━━ Task input

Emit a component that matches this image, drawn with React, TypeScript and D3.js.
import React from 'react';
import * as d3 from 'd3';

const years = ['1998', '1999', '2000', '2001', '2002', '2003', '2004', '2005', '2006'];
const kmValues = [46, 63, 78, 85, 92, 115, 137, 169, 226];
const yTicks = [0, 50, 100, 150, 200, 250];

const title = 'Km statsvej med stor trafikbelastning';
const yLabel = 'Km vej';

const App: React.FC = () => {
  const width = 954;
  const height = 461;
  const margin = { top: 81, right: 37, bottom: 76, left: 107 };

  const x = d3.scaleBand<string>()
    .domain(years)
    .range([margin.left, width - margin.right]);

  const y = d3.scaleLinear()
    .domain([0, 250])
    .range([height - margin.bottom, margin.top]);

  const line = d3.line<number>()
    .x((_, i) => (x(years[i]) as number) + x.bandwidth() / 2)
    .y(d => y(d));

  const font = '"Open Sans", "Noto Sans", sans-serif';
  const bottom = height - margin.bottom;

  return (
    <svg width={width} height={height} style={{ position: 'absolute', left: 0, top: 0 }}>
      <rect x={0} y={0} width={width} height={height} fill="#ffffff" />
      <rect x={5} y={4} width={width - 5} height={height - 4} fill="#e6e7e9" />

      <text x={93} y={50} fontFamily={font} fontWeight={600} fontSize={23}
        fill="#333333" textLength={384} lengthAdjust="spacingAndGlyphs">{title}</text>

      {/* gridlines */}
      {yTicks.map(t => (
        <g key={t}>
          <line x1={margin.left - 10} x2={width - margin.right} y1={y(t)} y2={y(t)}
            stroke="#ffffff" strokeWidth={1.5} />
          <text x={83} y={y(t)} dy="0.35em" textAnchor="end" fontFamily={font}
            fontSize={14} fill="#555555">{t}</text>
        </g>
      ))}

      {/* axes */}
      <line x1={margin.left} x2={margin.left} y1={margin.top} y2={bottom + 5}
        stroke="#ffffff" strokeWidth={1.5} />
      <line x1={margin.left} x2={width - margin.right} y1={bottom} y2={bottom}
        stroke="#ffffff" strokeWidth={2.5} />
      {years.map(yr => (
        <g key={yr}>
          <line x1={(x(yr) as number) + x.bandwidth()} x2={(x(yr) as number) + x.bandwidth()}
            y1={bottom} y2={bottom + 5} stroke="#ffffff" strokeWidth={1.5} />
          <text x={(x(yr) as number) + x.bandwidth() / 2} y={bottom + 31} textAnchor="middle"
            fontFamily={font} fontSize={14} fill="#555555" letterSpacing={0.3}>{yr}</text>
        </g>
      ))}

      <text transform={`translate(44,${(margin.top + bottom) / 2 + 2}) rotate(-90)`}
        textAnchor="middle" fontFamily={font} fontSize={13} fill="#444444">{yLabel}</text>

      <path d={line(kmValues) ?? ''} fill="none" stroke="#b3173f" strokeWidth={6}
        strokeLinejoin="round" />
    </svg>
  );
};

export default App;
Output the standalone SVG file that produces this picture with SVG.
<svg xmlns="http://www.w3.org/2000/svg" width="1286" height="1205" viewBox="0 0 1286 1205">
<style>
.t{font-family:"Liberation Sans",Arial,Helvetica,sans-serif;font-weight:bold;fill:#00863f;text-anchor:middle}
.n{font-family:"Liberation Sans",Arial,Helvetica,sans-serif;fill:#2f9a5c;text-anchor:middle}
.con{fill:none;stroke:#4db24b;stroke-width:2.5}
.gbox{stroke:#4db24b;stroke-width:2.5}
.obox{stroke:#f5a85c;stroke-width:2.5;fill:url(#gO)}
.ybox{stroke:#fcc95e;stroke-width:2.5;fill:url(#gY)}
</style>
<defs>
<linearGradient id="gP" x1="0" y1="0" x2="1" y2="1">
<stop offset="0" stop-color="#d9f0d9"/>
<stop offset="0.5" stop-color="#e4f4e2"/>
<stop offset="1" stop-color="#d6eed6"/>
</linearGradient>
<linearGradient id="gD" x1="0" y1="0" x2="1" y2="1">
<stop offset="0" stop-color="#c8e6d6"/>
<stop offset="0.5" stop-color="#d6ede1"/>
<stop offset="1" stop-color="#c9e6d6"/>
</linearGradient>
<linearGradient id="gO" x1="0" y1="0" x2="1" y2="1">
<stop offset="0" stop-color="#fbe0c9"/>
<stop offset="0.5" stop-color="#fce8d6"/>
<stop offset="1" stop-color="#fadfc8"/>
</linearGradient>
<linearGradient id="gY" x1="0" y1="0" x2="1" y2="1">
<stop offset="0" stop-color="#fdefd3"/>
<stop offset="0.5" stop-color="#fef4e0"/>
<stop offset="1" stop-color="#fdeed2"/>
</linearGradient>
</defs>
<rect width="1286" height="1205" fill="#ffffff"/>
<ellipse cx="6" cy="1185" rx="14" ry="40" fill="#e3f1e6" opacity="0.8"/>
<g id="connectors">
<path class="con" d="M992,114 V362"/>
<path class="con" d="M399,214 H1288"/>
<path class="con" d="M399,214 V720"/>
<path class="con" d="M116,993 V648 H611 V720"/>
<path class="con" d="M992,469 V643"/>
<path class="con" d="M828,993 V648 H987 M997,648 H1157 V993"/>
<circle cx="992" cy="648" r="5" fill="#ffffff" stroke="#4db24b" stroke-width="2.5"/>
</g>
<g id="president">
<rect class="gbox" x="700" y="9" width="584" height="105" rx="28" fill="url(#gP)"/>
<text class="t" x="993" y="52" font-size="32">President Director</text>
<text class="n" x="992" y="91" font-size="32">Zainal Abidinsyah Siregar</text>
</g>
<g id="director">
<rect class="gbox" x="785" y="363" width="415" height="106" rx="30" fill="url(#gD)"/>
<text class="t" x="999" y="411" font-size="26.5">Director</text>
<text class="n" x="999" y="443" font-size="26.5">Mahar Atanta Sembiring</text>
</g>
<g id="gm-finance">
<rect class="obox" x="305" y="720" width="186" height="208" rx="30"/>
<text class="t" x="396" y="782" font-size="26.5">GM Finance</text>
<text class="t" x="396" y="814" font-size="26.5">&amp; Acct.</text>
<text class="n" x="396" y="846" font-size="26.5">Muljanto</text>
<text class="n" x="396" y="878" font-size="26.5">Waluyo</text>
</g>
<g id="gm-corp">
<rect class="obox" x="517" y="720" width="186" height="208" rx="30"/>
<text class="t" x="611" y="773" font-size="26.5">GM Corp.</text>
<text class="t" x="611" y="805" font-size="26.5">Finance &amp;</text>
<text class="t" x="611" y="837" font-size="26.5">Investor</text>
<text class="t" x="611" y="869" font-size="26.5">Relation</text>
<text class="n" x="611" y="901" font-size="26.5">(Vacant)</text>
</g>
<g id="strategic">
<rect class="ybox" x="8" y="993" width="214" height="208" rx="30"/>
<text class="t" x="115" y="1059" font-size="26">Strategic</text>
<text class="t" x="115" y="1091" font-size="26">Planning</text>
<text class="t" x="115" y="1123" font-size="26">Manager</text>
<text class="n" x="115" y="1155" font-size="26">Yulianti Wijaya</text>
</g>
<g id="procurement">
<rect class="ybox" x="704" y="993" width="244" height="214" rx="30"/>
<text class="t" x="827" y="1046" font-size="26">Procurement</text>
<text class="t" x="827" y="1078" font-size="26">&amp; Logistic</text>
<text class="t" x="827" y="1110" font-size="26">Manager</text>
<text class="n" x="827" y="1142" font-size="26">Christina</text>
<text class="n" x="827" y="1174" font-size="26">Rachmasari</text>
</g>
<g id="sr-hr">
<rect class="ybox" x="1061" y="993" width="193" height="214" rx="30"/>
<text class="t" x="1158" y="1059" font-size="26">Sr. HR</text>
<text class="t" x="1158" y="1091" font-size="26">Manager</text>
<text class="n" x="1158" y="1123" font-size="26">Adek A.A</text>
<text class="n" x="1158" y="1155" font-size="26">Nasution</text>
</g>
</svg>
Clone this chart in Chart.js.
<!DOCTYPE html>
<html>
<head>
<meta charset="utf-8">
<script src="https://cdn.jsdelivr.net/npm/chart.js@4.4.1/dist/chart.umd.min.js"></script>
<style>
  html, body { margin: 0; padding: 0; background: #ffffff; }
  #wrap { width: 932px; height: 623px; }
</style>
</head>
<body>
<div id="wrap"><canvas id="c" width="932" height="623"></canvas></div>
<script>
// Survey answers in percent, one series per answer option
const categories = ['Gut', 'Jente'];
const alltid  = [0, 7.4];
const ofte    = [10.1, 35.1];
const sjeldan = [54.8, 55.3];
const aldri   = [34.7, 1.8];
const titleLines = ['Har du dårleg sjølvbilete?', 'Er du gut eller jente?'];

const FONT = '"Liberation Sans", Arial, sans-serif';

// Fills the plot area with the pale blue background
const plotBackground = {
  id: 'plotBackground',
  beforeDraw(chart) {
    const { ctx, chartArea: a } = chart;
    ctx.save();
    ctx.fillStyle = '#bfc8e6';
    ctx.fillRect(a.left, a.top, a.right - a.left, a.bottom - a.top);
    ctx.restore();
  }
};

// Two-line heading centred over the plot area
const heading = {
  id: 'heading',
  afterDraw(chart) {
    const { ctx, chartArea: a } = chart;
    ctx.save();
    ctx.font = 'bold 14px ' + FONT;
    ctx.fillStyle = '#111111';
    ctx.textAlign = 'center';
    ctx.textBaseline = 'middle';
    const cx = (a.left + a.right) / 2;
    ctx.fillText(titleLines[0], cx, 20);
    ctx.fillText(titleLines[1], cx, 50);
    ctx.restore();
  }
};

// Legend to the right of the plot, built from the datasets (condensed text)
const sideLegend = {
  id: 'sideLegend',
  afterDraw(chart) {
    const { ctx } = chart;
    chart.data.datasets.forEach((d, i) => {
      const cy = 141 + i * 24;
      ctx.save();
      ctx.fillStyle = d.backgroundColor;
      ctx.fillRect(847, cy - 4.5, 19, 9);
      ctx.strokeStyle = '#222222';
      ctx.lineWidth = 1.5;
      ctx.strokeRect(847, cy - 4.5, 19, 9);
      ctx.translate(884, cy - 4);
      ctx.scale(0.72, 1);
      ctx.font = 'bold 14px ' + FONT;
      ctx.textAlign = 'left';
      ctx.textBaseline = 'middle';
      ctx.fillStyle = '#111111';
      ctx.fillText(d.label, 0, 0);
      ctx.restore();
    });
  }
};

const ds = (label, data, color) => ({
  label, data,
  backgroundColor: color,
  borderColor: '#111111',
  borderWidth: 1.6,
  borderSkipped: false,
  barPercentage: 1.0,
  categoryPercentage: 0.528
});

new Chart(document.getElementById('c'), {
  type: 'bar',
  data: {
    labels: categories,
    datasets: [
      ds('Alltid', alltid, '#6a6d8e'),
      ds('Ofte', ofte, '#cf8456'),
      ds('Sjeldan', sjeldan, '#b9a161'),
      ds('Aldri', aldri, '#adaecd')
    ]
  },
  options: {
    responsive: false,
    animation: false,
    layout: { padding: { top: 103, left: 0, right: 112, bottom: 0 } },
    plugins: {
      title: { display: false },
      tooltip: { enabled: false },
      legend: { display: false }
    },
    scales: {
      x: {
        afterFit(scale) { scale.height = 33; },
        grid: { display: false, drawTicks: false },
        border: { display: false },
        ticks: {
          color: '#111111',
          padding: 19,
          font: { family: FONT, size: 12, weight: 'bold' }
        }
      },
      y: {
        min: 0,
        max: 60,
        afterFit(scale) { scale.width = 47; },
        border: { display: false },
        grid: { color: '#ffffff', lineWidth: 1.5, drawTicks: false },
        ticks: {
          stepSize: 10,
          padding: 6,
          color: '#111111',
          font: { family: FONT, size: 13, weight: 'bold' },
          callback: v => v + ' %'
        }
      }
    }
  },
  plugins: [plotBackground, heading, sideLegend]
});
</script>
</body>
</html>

━━━━

■ **Exercise brief**: Only the lines from the first line of the records through the line containing "const yLabel = 'Km vej';" should be repeated, exactly as they appear.

■ **Result for this exercise**:
Emit a component that matches this image, drawn with React, TypeScript and D3.js.
import React from 'react';
import * as d3 from 'd3';

const years = ['1998', '1999', '2000', '2001', '2002', '2003', '2004', '2005', '2006'];
const kmValues = [46, 63, 78, 85, 92, 115, 137, 169, 226];
const yTicks = [0, 50, 100, 150, 200, 250];

const title = 'Km statsvej med stor trafikbelastning';
const yLabel = 'Km vej';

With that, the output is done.